§ **Exercise description**
Transcribe each line of the material as it is, and drop any picture.

———

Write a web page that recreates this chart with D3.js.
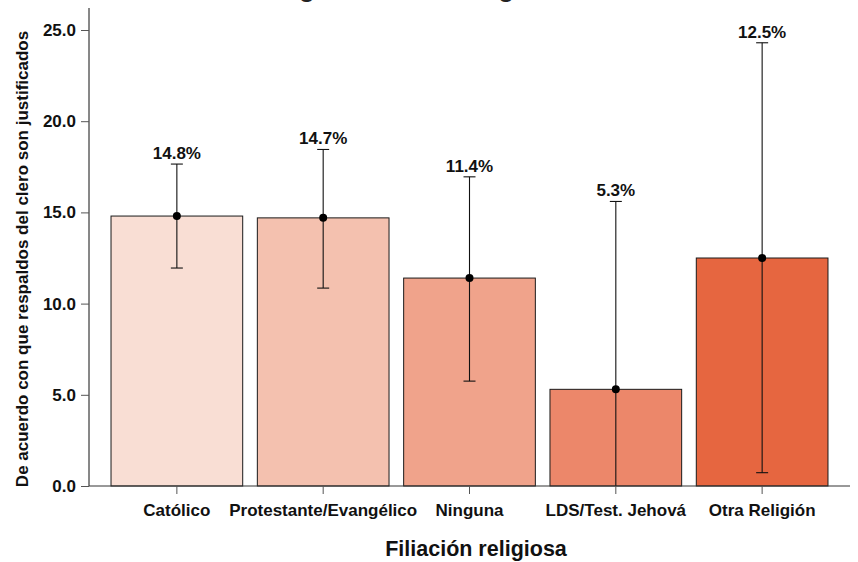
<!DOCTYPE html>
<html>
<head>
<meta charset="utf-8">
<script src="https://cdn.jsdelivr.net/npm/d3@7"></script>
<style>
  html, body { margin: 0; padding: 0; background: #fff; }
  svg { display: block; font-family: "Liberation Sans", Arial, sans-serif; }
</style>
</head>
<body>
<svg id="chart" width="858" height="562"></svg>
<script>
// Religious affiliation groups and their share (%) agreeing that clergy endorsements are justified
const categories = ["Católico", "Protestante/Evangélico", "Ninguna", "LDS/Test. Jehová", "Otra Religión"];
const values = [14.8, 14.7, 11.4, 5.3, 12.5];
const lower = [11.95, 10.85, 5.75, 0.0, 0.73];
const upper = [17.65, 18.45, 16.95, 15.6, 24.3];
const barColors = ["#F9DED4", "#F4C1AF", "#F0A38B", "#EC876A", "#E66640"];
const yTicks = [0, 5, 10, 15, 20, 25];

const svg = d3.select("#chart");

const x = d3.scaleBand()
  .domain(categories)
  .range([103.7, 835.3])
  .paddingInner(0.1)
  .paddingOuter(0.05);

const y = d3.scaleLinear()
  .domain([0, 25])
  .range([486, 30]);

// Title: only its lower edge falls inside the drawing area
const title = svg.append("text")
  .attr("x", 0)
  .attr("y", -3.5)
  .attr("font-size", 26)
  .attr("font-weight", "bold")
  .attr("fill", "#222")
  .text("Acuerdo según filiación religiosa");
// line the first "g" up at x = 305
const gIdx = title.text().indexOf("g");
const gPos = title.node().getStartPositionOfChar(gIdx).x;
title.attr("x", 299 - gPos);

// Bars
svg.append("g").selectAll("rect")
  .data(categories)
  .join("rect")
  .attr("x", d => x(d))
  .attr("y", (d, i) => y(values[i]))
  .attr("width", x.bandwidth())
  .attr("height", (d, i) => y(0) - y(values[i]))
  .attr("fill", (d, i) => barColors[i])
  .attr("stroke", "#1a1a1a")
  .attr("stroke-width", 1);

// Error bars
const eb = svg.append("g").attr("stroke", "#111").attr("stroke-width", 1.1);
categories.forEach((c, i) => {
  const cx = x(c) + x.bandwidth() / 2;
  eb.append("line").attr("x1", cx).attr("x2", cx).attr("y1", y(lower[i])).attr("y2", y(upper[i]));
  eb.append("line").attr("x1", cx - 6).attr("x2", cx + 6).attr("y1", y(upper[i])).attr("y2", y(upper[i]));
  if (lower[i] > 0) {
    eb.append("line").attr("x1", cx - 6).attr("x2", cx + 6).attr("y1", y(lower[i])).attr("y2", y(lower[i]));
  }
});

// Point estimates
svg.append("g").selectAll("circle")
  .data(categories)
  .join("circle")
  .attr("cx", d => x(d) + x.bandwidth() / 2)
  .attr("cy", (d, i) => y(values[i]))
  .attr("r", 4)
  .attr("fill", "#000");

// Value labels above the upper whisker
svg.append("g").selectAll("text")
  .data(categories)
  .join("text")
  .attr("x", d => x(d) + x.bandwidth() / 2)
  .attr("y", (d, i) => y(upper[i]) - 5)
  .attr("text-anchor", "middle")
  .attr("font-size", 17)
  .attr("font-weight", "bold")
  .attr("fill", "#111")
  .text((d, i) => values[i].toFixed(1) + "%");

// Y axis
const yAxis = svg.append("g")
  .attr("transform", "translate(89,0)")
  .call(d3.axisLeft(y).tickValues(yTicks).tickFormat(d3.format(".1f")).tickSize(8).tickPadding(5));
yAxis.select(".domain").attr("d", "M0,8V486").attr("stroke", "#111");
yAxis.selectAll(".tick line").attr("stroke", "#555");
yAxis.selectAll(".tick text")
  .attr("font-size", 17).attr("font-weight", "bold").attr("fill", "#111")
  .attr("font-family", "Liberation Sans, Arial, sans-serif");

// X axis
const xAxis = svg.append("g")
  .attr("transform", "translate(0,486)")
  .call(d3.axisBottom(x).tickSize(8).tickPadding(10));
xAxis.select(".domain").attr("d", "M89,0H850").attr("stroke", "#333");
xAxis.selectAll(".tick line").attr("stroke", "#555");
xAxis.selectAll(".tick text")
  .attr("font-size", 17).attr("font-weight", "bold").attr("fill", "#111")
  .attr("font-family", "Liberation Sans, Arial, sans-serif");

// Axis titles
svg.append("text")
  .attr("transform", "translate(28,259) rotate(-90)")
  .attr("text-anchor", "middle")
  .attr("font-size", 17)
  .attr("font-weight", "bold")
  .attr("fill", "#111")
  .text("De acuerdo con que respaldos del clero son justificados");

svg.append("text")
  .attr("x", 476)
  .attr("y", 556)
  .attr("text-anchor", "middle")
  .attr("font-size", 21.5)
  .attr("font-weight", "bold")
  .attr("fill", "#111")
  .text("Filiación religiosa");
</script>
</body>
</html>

———

§ **Result of this task**
Write a web page that recreates this chart with D3.js.
<!DOCTYPE html>
<html>
<head>
<meta charset="utf-8">
<script src="https://cdn.jsdelivr.net/npm/d3@7"></script>
<style>
  html, body { margin: 0; padding: 0; background: #fff; }
  svg { display: block; font-family: "Liberation Sans", Arial, sans-serif; }
</style>
</head>
<body>
<svg id="chart" width="858" height="562"></svg>
<script>
// Religious affiliation groups and their share (%) agreeing that clergy endorsements are justified
const categories = ["Católico", "Protestante/Evangélico", "Ninguna", "LDS/Test. Jehová", "Otra Religión"];
const values = [14.8, 14.7, 11.4, 5.3, 12.5];
const lower = [11.95, 10.85, 5.75, 0.0, 0.73];
const upper = [17.65, 18.45, 16.95, 15.6, 24.3];
const barColors = ["#F9DED4", "#F4C1AF", "#F0A38B", "#EC876A", "#E66640"];
const yTicks = [0, 5, 10, 15, 20, 25];

const svg = d3.select("#chart");

const x = d3.scaleBand()
  .domain(categories)
  .range([103.7, 835.3])
  .paddingInner(0.1)
  .paddingOuter(0.05);

const y = d3.scaleLinear()
  .domain([0, 25])
  .range([486, 30]);

// Title: only its lower edge falls inside the drawing area
const title = svg.append("text")
  .attr("x", 0)
  .attr("y", -3.5)
  .attr("font-size", 26)
  .attr("font-weight", "bold")
  .attr("fill", "#222")
  .text("Acuerdo según filiación religiosa");
// line the first "g" up at x = 305
const gIdx = title.text().indexOf("g");
const gPos = title.node().getStartPositionOfChar(gIdx).x;
title.attr("x", 299 - gPos);

// Bars
svg.append("g").selectAll("rect")
  .data(categories)
  .join("rect")
  .attr("x", d => x(d))
  .attr("y", (d, i) => y(values[i]))
  .attr("width", x.bandwidth())
  .attr("height", (d, i) => y(0) - y(values[i]))
  .attr("fill", (d, i) => barColors[i])
  .attr("stroke", "#1a1a1a")
  .attr("stroke-width", 1);

// Error bars
const eb = svg.append("g").attr("stroke", "#111").attr("stroke-width", 1.1);
categories.forEach((c, i) => {
  const cx = x(c) + x.bandwidth() / 2;
  eb.append("line").attr("x1", cx).attr("x2", cx).attr("y1", y(lower[i])).attr("y2", y(upper[i]));
  eb.append("line").attr("x1", cx - 6).attr("x2", cx + 6).attr("y1", y(upper[i])).attr("y2", y(upper[i]));
  if (lower[i] > 0) {
    eb.append("line").attr("x1", cx - 6).attr("x2", cx + 6).attr("y1", y(lower[i])).attr("y2", y(lower[i]));
  }
});

// Point estimates
svg.append("g").selectAll("circle")
  .data(categories)
  .join("circle")
  .attr("cx", d => x(d) + x.bandwidth() / 2)
  .attr("cy", (d, i) => y(values[i]))
  .attr("r", 4)
  .attr("fill", "#000");

// Value labels above the upper whisker
svg.append("g").selectAll("text")
  .data(categories)
  .join("text")
  .attr("x", d => x(d) + x.bandwidth() / 2)
  .attr("y", (d, i) => y(upper[i]) - 5)
  .attr("text-anchor", "middle")
  .attr("font-size", 17)
  .attr("font-weight", "bold")
  .attr("fill", "#111")
  .text((d, i) => values[i].toFixed(1) + "%");

// Y axis
const yAxis = svg.append("g")
  .attr("transform", "translate(89,0)")
  .call(d3.axisLeft(y).tickValues(yTicks).tickFormat(d3.format(".1f")).tickSize(8).tickPadding(5));
yAxis.select(".domain").attr("d", "M0,8V486").attr("stroke", "#111");
yAxis.selectAll(".tick line").attr("stroke", "#555");
yAxis.selectAll(".tick text")
  .attr("font-size", 17).attr("font-weight", "bold").attr("fill", "#111")
  .attr("font-family", "Liberation Sans, Arial, sans-serif");

// X axis
const xAxis = svg.append("g")
  .attr("transform", "translate(0,486)")
  .call(d3.axisBottom(x).tickSize(8).tickPadding(10));
xAxis.select(".domain").attr("d", "M89,0H850").attr("stroke", "#333");
xAxis.selectAll(".tick line").attr("stroke", "#555");
xAxis.selectAll(".tick text")
  .attr("font-size", 17).attr("font-weight", "bold").attr("fill", "#111")
  .attr("font-family", "Liberation Sans, Arial, sans-serif");

// Axis titles
svg.append("text")
  .attr("transform", "translate(28,259) rotate(-90)")
  .attr("text-anchor", "middle")
  .attr("font-size", 17)
  .attr("font-weight", "bold")
  .attr("fill", "#111")
  .text("De acuerdo con que respaldos del clero son justificados");

svg.append("text")
  .attr("x", 476)
  .attr("y", 556)
  .attr("text-anchor", "middle")
  .attr("font-size", 21.5)
  .attr("font-weight", "bold")
  .attr("fill", "#111")
  .text("Filiación religiosa");
</script>
</body>
</html>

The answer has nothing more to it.